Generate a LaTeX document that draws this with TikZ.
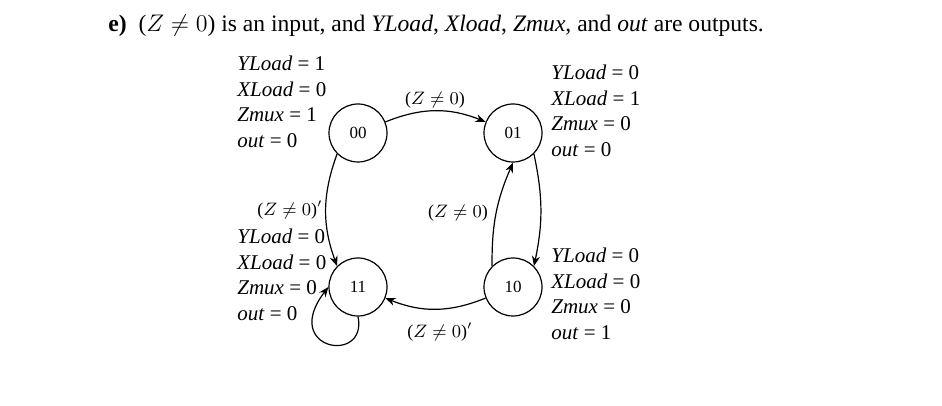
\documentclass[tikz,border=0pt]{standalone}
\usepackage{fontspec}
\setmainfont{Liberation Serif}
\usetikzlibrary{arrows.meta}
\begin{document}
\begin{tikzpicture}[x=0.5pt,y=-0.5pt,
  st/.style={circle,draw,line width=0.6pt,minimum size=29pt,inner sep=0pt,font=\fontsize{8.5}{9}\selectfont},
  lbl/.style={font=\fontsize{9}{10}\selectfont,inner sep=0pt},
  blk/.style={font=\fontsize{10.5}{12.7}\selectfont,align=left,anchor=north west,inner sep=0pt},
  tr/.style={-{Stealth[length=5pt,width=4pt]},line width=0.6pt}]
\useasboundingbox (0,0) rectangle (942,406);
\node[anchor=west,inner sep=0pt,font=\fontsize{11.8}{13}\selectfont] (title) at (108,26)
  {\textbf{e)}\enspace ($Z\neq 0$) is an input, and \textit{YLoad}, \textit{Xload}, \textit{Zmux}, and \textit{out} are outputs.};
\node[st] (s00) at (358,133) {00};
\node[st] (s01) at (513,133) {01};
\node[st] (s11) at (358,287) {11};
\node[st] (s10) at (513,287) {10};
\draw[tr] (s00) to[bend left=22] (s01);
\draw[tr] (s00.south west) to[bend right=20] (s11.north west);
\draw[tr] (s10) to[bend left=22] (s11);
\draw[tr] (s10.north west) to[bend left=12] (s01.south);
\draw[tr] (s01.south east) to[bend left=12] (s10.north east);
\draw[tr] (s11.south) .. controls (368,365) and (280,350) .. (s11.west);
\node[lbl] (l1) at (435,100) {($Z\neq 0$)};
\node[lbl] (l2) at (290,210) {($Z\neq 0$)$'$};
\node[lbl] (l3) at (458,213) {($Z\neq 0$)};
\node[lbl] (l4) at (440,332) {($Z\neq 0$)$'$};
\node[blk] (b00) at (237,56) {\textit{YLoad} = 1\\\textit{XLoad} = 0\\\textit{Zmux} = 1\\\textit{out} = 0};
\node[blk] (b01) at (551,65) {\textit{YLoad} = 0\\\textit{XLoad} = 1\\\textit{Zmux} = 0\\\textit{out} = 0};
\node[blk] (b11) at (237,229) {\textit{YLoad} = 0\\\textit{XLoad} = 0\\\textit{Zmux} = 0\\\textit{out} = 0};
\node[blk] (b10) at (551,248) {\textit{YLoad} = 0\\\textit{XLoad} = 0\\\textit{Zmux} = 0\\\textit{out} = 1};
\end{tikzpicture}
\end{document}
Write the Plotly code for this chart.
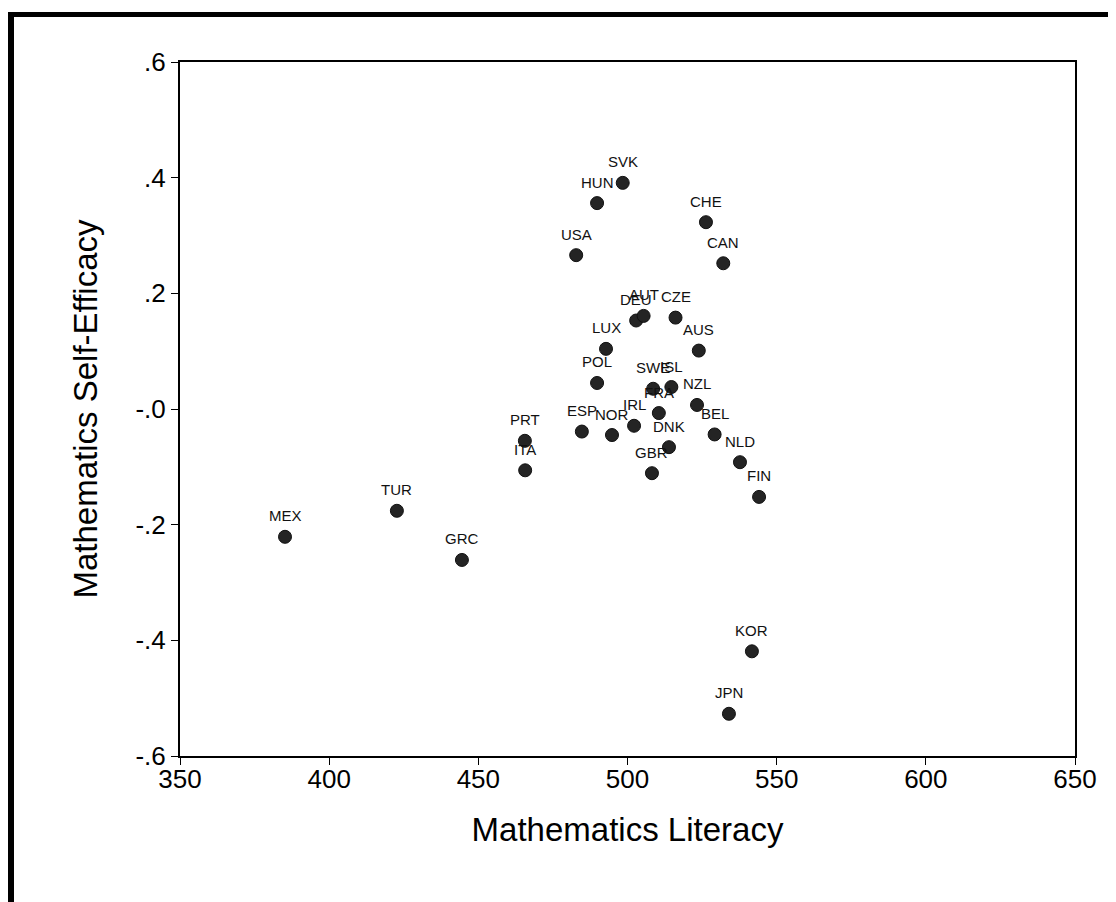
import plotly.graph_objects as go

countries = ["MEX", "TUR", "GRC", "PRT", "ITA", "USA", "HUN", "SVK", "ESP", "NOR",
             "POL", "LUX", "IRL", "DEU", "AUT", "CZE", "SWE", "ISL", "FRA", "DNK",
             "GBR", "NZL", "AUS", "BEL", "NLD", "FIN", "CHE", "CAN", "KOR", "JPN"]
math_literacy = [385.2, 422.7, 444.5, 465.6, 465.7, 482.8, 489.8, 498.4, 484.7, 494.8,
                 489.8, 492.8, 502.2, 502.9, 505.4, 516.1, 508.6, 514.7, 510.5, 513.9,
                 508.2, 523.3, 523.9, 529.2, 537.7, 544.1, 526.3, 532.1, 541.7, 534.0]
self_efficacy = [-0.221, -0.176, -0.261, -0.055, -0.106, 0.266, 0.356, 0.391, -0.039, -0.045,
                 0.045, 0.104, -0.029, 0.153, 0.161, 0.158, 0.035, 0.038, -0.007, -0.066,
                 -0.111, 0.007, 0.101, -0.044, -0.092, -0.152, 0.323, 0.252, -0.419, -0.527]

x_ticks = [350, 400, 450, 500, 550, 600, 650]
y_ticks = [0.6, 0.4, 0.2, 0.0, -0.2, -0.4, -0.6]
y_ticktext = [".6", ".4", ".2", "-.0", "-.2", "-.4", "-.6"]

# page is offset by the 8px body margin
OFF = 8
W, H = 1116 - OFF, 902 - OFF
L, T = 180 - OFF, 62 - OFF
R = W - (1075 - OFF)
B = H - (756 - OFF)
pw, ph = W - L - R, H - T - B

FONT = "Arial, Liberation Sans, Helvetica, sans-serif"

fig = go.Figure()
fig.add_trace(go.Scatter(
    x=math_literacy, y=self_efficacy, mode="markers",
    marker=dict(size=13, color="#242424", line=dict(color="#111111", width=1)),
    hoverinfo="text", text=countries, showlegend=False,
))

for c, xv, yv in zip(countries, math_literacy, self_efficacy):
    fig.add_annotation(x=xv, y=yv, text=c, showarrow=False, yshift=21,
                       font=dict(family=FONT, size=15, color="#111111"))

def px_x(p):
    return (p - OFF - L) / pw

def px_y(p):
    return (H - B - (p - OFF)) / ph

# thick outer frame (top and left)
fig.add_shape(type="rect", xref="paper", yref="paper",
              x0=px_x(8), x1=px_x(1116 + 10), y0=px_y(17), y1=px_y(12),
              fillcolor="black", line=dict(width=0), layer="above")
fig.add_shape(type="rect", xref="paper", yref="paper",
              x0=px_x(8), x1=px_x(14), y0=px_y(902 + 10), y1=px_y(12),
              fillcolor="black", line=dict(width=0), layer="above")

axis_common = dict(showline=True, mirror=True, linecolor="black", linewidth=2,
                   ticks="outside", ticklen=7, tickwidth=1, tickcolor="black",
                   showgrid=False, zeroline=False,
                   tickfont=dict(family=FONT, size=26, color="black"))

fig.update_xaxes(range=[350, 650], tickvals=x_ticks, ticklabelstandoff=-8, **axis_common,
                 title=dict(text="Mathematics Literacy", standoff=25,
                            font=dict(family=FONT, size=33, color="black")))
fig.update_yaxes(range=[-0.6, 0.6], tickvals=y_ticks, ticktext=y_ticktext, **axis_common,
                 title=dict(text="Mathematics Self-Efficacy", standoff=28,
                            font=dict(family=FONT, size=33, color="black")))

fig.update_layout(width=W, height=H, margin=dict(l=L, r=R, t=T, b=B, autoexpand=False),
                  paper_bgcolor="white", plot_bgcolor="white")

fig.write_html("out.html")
---------------
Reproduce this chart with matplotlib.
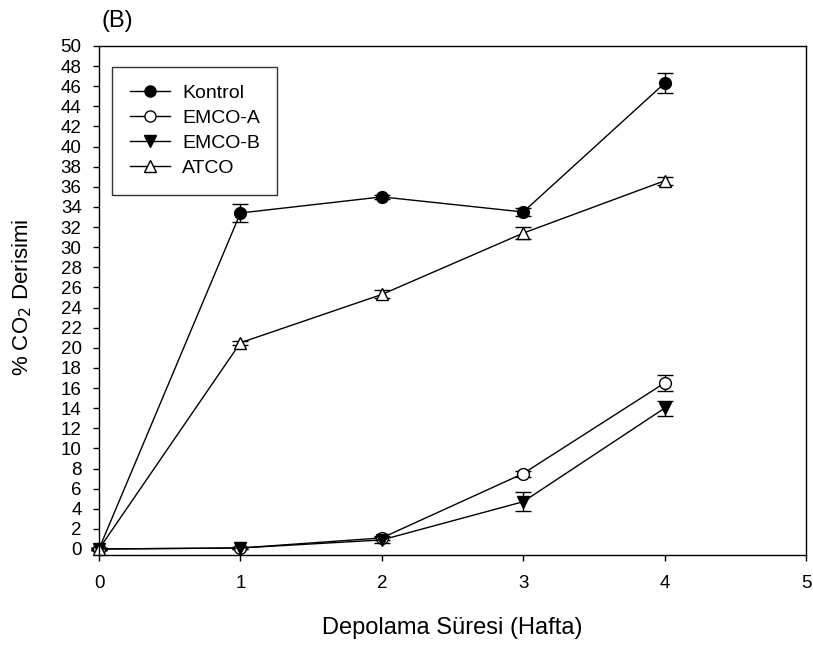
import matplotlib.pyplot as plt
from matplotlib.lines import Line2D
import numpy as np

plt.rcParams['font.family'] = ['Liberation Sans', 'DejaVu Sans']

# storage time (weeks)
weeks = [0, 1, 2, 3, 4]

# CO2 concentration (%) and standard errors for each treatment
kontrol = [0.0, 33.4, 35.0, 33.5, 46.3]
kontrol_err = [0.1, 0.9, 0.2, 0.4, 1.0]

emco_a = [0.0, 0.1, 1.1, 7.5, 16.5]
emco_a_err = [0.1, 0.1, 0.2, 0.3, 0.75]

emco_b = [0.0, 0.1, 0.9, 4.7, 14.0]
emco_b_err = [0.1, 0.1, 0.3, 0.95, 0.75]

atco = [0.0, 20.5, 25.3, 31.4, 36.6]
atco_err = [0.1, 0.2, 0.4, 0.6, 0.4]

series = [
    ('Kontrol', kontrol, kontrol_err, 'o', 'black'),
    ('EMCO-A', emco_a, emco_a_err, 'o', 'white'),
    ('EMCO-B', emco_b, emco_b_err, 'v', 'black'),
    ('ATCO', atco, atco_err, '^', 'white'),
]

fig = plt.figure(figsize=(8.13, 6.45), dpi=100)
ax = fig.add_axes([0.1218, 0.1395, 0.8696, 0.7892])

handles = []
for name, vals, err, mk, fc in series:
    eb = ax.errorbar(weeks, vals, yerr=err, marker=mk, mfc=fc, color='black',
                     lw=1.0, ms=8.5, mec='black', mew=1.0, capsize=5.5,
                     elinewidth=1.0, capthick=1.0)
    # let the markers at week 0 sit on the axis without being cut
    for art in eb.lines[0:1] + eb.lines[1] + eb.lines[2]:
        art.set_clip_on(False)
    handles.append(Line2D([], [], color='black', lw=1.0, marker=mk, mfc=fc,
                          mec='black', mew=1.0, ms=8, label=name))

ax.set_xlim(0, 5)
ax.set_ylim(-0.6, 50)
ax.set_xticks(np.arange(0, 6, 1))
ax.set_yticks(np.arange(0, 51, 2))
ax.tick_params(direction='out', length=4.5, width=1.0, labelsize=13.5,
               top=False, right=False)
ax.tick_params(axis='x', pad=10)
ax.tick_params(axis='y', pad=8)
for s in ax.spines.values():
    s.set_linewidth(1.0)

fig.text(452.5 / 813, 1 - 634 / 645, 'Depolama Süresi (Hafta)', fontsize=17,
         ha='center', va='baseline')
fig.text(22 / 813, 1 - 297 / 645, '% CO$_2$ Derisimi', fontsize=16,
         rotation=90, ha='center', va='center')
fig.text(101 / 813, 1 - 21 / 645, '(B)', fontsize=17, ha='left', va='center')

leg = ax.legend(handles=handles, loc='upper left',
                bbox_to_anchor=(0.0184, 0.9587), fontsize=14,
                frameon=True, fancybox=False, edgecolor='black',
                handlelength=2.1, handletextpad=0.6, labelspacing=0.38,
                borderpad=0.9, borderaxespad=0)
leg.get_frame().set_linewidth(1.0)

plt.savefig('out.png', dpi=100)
---------------
## The request
Start at the line containing "Reproduce this chart with matplotlib." and stop at the line containing "emco_b_err = [0.1, 0.1, 0.3, 0.95, 0.75]"; transcribe those lines exactly, skipping pictures.

## Answer in full
Reproduce this chart with matplotlib.
import matplotlib.pyplot as plt
from matplotlib.lines import Line2D
import numpy as np

plt.rcParams['font.family'] = ['Liberation Sans', 'DejaVu Sans']

# storage time (weeks)
weeks = [0, 1, 2, 3, 4]

# CO2 concentration (%) and standard errors for each treatment
kontrol = [0.0, 33.4, 35.0, 33.5, 46.3]
kontrol_err = [0.1, 0.9, 0.2, 0.4, 1.0]

emco_a = [0.0, 0.1, 1.1, 7.5, 16.5]
emco_a_err = [0.1, 0.1, 0.2, 0.3, 0.75]

emco_b = [0.0, 0.1, 0.9, 4.7, 14.0]
emco_b_err = [0.1, 0.1, 0.3, 0.95, 0.75]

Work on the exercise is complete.